TO BE DONE: Exactly as written, write out the lines below from the first to the one containing "i) => yTickLabels[i]);", inclusive. Pictures do not belong in the copy.

# DATASET EXCERPT start

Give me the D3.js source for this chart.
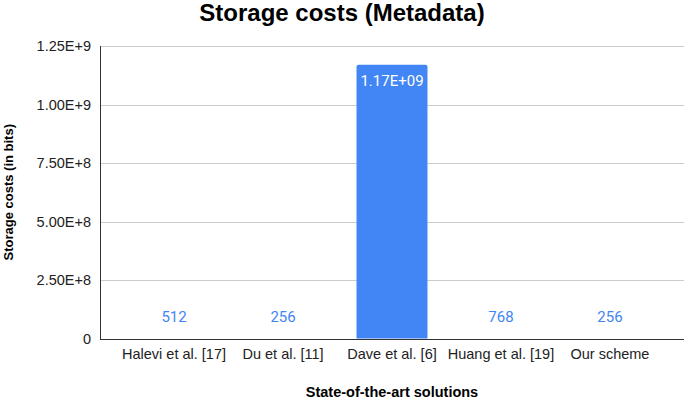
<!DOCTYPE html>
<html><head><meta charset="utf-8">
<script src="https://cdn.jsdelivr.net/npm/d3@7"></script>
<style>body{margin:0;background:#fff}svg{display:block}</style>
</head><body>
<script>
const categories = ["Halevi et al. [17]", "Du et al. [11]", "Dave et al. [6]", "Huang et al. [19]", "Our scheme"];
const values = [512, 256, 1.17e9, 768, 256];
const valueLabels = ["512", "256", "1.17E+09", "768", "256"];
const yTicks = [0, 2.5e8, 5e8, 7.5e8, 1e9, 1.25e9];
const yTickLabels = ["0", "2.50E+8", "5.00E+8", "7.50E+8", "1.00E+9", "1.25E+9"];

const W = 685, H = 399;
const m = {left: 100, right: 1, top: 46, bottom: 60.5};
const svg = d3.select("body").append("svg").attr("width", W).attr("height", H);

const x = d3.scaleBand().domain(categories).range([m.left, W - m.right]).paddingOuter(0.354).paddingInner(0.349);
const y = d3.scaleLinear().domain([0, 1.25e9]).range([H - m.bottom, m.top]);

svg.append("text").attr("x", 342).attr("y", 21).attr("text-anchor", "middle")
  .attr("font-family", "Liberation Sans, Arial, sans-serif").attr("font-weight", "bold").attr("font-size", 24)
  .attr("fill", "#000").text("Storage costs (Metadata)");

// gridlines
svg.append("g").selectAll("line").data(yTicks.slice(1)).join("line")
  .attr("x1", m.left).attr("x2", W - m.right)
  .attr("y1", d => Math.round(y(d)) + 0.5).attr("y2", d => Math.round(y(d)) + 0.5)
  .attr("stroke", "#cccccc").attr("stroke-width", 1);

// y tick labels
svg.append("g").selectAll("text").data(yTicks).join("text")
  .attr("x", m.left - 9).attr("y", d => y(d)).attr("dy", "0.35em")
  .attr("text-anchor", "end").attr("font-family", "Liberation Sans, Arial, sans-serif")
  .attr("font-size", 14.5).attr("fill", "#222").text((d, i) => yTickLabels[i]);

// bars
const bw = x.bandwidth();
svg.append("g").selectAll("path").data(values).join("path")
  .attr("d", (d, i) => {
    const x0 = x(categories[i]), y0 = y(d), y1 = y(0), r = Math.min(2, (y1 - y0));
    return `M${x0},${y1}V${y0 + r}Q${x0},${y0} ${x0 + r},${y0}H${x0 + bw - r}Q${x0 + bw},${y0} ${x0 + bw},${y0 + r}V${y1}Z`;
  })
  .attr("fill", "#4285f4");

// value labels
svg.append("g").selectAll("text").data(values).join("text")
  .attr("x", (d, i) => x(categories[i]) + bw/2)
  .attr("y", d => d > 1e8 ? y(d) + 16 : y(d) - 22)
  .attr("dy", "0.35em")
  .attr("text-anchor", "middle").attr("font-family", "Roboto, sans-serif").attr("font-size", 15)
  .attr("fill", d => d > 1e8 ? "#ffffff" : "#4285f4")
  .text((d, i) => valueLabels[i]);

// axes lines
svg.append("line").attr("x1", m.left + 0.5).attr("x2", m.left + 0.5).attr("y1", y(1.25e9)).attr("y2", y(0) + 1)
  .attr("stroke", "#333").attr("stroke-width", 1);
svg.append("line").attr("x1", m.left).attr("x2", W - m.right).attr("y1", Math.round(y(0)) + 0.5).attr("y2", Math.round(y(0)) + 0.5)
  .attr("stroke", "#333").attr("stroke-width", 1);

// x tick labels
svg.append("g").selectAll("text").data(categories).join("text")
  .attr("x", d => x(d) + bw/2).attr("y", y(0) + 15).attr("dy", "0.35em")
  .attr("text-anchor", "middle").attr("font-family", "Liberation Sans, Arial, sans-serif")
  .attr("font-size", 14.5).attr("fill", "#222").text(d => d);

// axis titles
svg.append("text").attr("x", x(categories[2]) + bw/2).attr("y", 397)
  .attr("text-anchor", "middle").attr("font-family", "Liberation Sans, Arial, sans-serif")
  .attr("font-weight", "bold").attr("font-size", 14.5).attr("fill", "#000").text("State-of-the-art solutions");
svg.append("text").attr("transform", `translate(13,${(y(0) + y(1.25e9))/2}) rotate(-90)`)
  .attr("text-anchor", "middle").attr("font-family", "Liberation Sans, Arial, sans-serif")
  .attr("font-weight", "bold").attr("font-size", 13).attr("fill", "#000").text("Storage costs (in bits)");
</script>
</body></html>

# DATASET EXCERPT end

IN RESPONSE:
Give me the D3.js source for this chart.
<!DOCTYPE html>
<html><head><meta charset="utf-8">
<script src="https://cdn.jsdelivr.net/npm/d3@7"></script>
<style>body{margin:0;background:#fff}svg{display:block}</style>
</head><body>
<script>
const categories = ["Halevi et al. [17]", "Du et al. [11]", "Dave et al. [6]", "Huang et al. [19]", "Our scheme"];
const values = [512, 256, 1.17e9, 768, 256];
const valueLabels = ["512", "256", "1.17E+09", "768", "256"];
const yTicks = [0, 2.5e8, 5e8, 7.5e8, 1e9, 1.25e9];
const yTickLabels = ["0", "2.50E+8", "5.00E+8", "7.50E+8", "1.00E+9", "1.25E+9"];

const W = 685, H = 399;
const m = {left: 100, right: 1, top: 46, bottom: 60.5};
const svg = d3.select("body").append("svg").attr("width", W).attr("height", H);

const x = d3.scaleBand().domain(categories).range([m.left, W - m.right]).paddingOuter(0.354).paddingInner(0.349);
const y = d3.scaleLinear().domain([0, 1.25e9]).range([H - m.bottom, m.top]);

svg.append("text").attr("x", 342).attr("y", 21).attr("text-anchor", "middle")
  .attr("font-family", "Liberation Sans, Arial, sans-serif").attr("font-weight", "bold").attr("font-size", 24)
  .attr("fill", "#000").text("Storage costs (Metadata)");

// gridlines
svg.append("g").selectAll("line").data(yTicks.slice(1)).join("line")
  .attr("x1", m.left).attr("x2", W - m.right)
  .attr("y1", d => Math.round(y(d)) + 0.5).attr("y2", d => Math.round(y(d)) + 0.5)
  .attr("stroke", "#cccccc").attr("stroke-width", 1);

// y tick labels
svg.append("g").selectAll("text").data(yTicks).join("text")
  .attr("x", m.left - 9).attr("y", d => y(d)).attr("dy", "0.35em")
  .attr("text-anchor", "end").attr("font-family", "Liberation Sans, Arial, sans-serif")
  .attr("font-size", 14.5).attr("fill", "#222").text((d, i) => yTickLabels[i]);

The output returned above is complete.